You know what? You might want to offer the
tin foil backed version in case we DO figure
WTF Z Wolf is saying.
1. I know that if President Bush started
his speeches with a reference to the
Barking Moonbat.com Cosmic Debris we
would sell twice as much duck tape.
2. Imagine a million Barking Moonbat.com
march on Michigan this March. Wolf
packs are forming there now in prepar-
ations for total hozification.
3. We need black electrical tape for the
self employed who cut off digits and
don’t have TIME to see a doctor.
Exactly like President Bush says, “We
need more options, more choices and
more FREEDOM including .............
Yo Z Woof, I think everybody here is so
civil they’d not ask. But just because I
ain’t so civil, What the fuck are you
talking about? WAIT, let me rephrase that,
WTF are you saying? No wait, if I gave you
my address, would you send some of whatever
the hell you are using? I’ll pay for the
UPS charges. Have a happy day. As if that
were on the menu at the institution. Oh,
almost forgot, I can hook you up with a guy
I know that deals in ALUMINUM. Tin foil by
truck loads. Dude, I can see ya now, nice
crisp, well-tailored, gnat’s ass hand-
soldered suit with vest. And two pair of
pants! Hell, I’ll pop for the beanie,
the one with sparkles even.
It is useful for removing prickly pear spines from your skin.

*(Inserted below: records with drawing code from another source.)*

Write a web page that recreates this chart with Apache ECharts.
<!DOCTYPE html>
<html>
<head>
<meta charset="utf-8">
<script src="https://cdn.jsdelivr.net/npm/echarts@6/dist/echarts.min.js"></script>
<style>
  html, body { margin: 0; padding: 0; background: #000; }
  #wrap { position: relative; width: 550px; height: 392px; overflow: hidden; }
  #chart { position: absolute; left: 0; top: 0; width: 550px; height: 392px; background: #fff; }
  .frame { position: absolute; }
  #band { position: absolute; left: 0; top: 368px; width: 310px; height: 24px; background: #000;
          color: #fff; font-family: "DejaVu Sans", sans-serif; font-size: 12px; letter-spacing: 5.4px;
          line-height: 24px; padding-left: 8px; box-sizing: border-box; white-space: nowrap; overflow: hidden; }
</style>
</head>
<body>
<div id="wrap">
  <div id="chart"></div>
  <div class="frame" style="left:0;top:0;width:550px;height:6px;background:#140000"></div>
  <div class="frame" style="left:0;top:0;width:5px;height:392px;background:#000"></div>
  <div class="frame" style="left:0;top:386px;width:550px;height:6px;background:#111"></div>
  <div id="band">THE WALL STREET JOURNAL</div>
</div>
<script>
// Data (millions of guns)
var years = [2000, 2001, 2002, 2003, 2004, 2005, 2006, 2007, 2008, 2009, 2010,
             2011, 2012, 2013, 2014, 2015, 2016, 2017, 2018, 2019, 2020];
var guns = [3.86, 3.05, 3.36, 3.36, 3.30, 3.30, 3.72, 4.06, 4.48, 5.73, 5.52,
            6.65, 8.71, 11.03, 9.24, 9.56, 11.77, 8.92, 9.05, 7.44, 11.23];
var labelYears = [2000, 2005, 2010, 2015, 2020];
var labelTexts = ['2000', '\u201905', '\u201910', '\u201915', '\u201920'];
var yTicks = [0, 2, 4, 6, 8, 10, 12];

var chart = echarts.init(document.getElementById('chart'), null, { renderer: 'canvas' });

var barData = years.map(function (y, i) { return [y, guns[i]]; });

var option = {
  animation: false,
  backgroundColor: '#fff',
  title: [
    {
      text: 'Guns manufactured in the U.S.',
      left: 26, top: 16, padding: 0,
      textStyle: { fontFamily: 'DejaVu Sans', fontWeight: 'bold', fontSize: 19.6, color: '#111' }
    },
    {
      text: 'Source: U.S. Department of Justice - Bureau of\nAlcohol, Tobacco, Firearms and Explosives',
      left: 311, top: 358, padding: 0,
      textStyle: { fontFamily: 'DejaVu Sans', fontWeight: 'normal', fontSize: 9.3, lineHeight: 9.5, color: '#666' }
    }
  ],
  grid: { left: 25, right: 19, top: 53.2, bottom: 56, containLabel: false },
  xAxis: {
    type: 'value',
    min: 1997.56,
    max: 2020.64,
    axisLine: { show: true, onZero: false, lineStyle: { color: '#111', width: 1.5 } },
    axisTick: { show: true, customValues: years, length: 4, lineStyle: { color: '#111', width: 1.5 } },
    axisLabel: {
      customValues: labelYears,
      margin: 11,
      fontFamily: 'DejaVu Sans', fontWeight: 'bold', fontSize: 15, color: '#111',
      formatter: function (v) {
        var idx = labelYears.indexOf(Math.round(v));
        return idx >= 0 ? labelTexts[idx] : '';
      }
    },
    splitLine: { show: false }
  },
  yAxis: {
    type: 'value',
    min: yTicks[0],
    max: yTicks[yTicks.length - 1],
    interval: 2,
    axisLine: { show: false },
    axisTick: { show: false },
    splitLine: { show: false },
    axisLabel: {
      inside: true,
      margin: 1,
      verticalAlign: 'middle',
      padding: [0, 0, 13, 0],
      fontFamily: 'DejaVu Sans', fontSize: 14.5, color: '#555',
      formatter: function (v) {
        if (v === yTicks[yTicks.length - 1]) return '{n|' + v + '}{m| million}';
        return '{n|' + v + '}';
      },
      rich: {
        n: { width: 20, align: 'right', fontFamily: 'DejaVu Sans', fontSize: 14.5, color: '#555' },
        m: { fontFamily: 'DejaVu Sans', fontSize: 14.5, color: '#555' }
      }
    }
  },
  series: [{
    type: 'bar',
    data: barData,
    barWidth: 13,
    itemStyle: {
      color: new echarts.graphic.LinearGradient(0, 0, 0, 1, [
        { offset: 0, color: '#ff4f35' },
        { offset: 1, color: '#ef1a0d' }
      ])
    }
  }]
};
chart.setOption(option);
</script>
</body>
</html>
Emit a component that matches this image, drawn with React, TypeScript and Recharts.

Um, I’m thinking 1 roll ain’t gonna do it. Z - you’re certainly entertaining but damn, man! Your riddles are worse than the sphinx! At least there was a prize at the end of figuring out what the hell it said!
Holler at me, ST, if you get any samples. I might be willing to take a ‘trip’ with you.
Soul Train Express - Departing - coo coo coo
Thanks Z Woof. Next to you, I get to seem relatively NORMAL. THAT’S got to be a first.